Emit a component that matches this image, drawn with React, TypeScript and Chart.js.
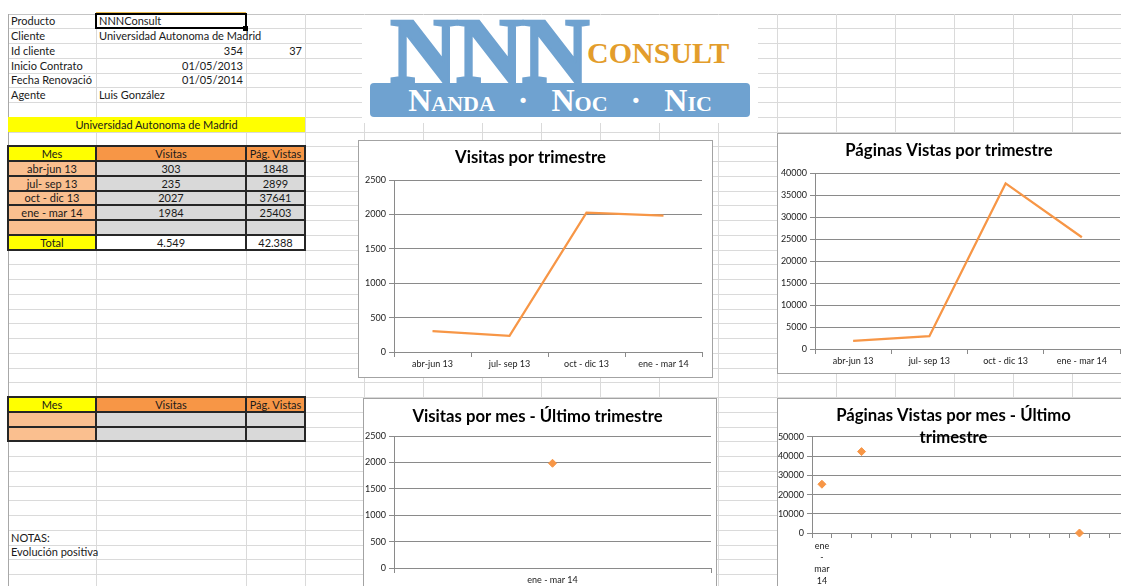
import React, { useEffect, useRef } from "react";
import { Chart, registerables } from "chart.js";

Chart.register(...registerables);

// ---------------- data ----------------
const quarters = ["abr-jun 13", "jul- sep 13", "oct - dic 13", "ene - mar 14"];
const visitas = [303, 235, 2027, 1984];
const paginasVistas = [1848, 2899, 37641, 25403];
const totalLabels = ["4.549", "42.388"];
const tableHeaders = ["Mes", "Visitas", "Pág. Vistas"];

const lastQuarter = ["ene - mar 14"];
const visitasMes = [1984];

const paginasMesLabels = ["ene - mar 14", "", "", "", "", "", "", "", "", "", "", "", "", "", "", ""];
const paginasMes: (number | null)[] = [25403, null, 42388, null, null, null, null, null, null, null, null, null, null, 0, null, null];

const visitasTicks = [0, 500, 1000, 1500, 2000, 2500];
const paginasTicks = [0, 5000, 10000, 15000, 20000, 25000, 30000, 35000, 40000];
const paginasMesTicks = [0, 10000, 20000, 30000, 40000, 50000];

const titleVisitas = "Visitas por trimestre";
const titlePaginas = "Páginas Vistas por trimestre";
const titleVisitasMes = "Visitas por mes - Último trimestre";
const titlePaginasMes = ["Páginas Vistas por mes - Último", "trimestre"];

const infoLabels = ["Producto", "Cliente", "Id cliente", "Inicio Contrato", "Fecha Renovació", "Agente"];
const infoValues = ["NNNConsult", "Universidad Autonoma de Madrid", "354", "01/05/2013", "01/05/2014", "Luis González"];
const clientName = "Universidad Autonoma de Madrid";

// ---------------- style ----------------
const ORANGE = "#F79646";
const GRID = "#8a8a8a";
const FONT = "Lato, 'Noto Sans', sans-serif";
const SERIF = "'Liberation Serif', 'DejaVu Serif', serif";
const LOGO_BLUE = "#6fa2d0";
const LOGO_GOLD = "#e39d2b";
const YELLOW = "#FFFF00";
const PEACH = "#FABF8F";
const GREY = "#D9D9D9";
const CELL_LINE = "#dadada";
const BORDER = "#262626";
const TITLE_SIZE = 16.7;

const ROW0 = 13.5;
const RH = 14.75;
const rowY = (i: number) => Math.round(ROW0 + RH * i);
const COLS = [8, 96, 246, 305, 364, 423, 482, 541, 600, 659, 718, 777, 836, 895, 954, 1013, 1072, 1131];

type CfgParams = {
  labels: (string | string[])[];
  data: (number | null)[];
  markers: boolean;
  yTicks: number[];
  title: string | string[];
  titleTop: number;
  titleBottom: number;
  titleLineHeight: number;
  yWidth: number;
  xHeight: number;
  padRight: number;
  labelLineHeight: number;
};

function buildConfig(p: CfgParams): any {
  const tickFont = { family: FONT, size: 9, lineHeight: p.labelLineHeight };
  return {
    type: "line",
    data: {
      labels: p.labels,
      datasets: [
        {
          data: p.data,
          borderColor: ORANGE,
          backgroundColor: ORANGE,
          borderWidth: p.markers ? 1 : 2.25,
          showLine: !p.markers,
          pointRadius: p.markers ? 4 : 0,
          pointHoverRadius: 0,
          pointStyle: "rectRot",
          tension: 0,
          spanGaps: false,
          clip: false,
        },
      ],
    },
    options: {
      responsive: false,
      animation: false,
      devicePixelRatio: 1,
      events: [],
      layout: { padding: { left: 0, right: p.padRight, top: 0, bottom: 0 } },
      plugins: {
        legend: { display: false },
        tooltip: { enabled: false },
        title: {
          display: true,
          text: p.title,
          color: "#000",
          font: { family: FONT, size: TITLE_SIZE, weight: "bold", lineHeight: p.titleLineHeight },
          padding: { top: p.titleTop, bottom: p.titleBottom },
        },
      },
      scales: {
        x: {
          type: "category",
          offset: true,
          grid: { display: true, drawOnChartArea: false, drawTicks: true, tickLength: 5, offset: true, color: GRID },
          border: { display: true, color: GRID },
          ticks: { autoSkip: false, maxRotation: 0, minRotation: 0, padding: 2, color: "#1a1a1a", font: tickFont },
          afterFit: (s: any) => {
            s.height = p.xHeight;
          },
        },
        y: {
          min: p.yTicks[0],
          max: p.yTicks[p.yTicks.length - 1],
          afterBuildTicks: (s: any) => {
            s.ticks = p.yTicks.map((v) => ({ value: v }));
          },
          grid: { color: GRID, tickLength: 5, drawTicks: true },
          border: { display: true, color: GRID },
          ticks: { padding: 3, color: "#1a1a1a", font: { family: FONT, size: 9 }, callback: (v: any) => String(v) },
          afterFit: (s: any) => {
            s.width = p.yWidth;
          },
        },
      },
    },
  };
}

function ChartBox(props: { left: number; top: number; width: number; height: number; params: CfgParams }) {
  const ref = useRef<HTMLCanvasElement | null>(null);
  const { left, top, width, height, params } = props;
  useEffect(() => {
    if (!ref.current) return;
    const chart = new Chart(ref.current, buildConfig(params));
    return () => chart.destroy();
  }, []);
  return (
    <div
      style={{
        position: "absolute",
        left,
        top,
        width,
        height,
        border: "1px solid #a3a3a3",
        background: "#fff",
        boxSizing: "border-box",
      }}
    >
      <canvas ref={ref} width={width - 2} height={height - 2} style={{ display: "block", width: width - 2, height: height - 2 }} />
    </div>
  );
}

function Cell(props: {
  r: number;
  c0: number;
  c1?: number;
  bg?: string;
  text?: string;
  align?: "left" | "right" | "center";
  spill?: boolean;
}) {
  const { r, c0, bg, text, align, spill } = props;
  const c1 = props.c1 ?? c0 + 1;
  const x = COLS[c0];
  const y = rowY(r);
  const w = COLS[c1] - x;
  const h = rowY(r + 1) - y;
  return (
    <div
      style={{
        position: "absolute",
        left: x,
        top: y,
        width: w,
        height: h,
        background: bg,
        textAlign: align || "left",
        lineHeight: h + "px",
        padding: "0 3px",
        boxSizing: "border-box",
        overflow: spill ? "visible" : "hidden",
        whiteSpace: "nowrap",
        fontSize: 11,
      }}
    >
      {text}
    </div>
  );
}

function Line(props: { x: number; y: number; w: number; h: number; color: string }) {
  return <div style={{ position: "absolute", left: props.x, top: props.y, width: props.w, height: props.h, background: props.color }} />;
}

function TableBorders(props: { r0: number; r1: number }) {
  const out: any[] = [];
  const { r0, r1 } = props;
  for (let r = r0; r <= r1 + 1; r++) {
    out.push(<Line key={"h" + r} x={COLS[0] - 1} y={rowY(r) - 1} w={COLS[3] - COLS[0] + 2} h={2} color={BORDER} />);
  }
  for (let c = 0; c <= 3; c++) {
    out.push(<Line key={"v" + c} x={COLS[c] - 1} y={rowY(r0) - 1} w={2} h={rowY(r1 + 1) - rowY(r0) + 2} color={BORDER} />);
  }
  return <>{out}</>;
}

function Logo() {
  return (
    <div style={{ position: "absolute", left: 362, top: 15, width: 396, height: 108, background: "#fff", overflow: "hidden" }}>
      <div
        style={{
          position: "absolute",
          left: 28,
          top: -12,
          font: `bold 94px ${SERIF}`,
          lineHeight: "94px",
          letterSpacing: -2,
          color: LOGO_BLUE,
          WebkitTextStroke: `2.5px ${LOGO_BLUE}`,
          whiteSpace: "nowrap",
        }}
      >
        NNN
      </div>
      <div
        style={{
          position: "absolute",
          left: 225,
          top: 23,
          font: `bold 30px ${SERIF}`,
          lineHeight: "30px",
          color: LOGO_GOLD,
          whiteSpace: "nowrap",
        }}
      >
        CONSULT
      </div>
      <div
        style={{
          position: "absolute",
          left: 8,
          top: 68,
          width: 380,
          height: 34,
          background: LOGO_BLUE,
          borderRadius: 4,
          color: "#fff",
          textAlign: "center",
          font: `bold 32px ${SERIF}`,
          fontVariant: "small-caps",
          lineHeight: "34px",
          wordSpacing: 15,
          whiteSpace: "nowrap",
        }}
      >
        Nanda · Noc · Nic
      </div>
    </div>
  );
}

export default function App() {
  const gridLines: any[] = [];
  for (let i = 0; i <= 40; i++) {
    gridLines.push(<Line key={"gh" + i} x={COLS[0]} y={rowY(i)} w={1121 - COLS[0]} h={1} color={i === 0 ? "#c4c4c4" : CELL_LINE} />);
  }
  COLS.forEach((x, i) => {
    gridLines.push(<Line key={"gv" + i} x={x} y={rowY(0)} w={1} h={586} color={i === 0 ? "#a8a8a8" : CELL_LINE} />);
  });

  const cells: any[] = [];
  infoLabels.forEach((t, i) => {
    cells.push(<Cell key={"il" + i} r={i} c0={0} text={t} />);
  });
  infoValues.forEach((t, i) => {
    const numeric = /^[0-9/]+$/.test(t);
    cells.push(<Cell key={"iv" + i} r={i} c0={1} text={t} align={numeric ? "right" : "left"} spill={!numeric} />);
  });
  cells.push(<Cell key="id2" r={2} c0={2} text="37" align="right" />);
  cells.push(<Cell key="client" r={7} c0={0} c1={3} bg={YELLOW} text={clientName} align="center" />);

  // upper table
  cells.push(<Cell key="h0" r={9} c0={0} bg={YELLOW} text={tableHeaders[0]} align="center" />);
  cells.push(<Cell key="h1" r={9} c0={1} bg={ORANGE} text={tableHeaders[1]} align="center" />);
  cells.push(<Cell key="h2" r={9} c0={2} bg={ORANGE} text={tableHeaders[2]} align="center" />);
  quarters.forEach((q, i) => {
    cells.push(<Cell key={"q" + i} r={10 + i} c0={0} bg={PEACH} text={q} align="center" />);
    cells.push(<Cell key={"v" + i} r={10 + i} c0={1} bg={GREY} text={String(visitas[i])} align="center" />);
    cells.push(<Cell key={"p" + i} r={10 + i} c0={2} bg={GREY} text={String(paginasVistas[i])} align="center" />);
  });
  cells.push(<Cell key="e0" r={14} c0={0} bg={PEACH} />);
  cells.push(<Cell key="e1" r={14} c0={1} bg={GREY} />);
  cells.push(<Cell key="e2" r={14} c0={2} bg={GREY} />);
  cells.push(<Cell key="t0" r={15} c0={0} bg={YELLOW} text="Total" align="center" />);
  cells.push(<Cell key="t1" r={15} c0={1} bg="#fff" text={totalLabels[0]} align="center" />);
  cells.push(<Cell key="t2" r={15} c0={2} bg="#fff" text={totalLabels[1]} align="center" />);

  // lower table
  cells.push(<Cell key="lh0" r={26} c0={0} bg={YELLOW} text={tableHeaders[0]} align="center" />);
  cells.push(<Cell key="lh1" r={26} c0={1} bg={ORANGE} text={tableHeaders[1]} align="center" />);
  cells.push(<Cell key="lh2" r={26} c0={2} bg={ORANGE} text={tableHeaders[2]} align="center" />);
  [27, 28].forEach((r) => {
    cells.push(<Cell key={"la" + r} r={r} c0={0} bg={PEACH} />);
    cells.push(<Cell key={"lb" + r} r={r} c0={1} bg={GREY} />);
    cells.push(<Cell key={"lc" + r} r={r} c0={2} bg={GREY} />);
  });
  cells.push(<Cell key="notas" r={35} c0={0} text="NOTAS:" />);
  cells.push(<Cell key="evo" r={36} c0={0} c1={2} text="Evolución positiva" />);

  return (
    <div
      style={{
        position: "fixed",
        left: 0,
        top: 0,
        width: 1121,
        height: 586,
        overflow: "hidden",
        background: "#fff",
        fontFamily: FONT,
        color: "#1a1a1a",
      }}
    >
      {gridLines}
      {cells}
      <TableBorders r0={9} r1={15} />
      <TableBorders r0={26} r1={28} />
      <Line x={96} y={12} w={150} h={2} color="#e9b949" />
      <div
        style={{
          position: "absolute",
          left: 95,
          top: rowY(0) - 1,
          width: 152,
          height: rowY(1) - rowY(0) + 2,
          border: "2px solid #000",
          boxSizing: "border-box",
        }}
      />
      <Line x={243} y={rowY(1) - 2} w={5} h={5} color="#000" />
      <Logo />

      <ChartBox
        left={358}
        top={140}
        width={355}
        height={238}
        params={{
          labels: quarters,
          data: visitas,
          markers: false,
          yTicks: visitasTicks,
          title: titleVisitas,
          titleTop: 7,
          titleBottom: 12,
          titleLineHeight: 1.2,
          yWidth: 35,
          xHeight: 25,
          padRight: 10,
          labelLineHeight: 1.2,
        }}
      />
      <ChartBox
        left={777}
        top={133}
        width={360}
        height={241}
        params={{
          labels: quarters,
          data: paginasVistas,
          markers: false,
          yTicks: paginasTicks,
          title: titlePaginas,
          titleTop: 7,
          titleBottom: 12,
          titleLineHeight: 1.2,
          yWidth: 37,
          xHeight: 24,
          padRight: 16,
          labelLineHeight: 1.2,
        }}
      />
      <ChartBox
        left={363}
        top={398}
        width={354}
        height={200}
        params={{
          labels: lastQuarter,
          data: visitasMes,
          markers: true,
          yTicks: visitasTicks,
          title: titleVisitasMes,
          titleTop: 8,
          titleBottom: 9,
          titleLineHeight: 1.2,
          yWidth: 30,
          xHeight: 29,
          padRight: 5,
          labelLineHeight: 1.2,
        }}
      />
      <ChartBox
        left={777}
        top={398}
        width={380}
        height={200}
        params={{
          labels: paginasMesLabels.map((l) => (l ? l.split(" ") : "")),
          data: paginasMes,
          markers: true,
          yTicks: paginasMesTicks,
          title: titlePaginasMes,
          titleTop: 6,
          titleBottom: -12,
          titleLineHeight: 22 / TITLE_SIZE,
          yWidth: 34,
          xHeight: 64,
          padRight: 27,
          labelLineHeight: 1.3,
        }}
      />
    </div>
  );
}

---

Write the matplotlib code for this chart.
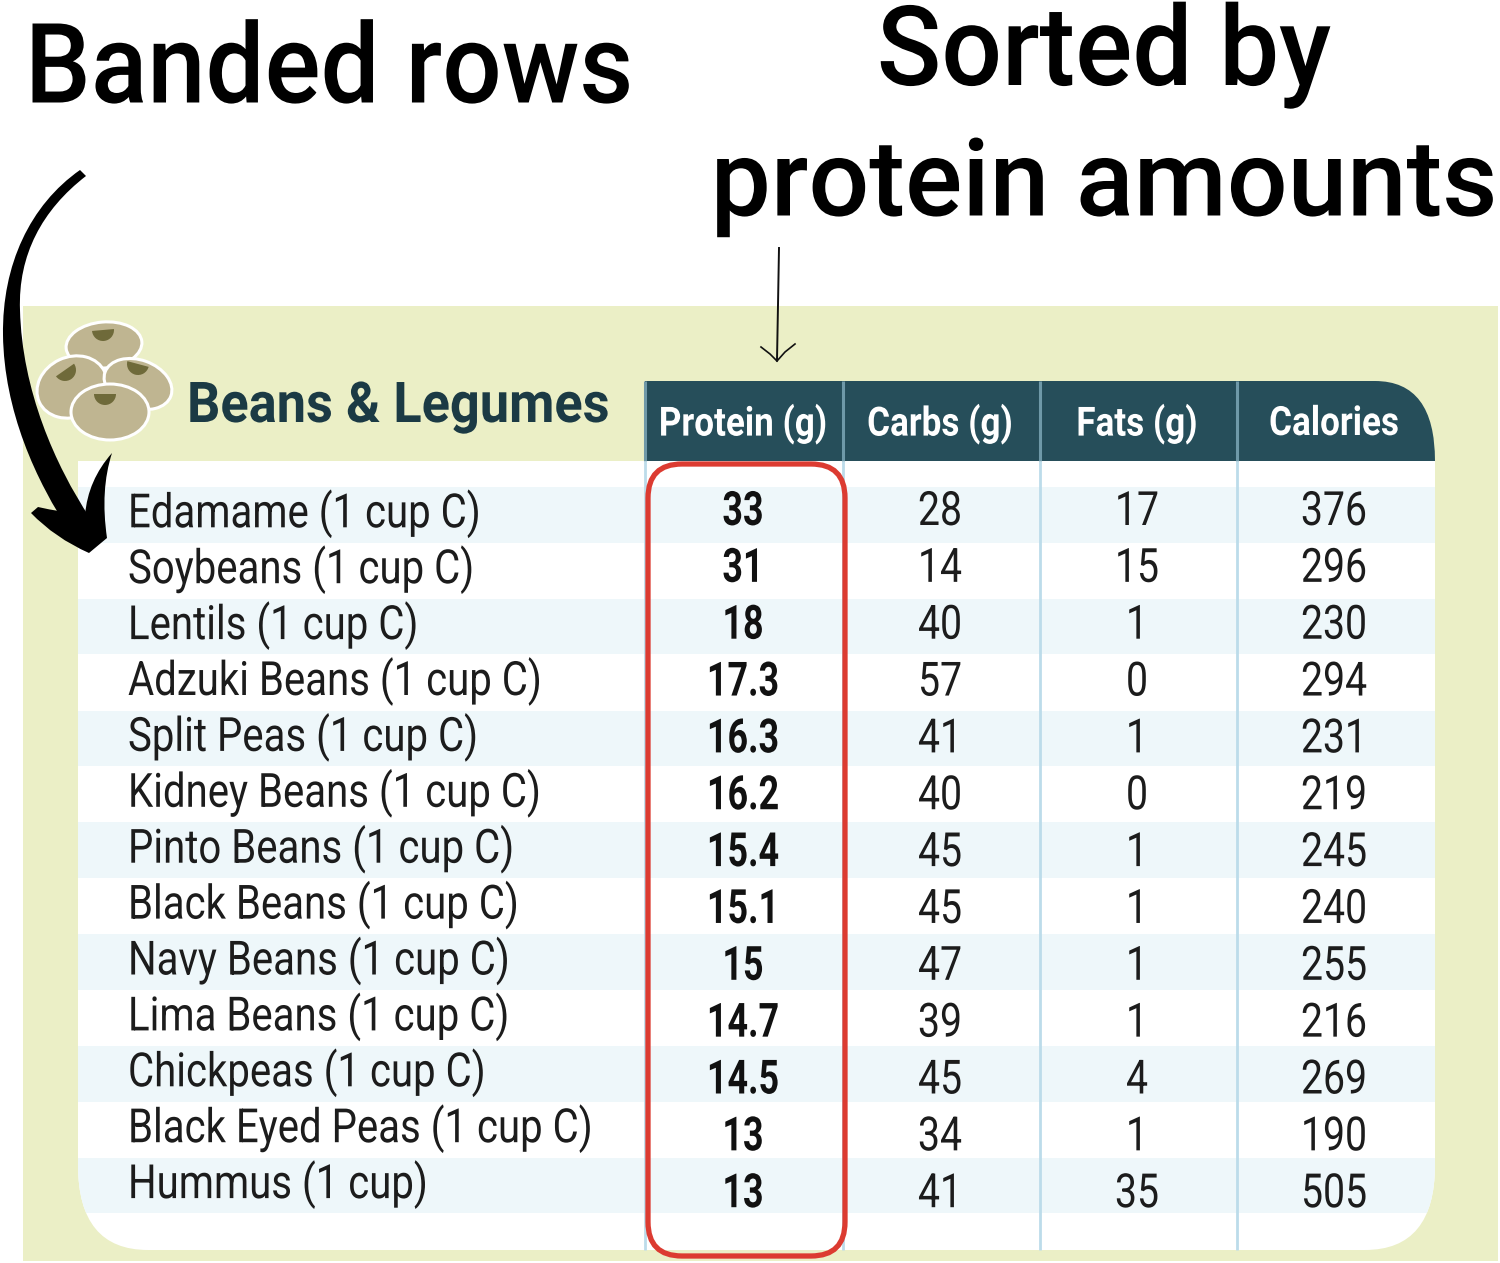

> **SET TASK**: Leave the pictures out and print, exactly as written, every line from the one holding "Emit a component" down to the one holding "Chart.register(...registerables);", both of those included.

> **FULL SOLUTION**:
Emit a component that matches this image, drawn with React, TypeScript and Chart.js.
import React, { useEffect, useRef } from "react";
import { Chart, registerables } from "chart.js";

Chart.register(...registerables);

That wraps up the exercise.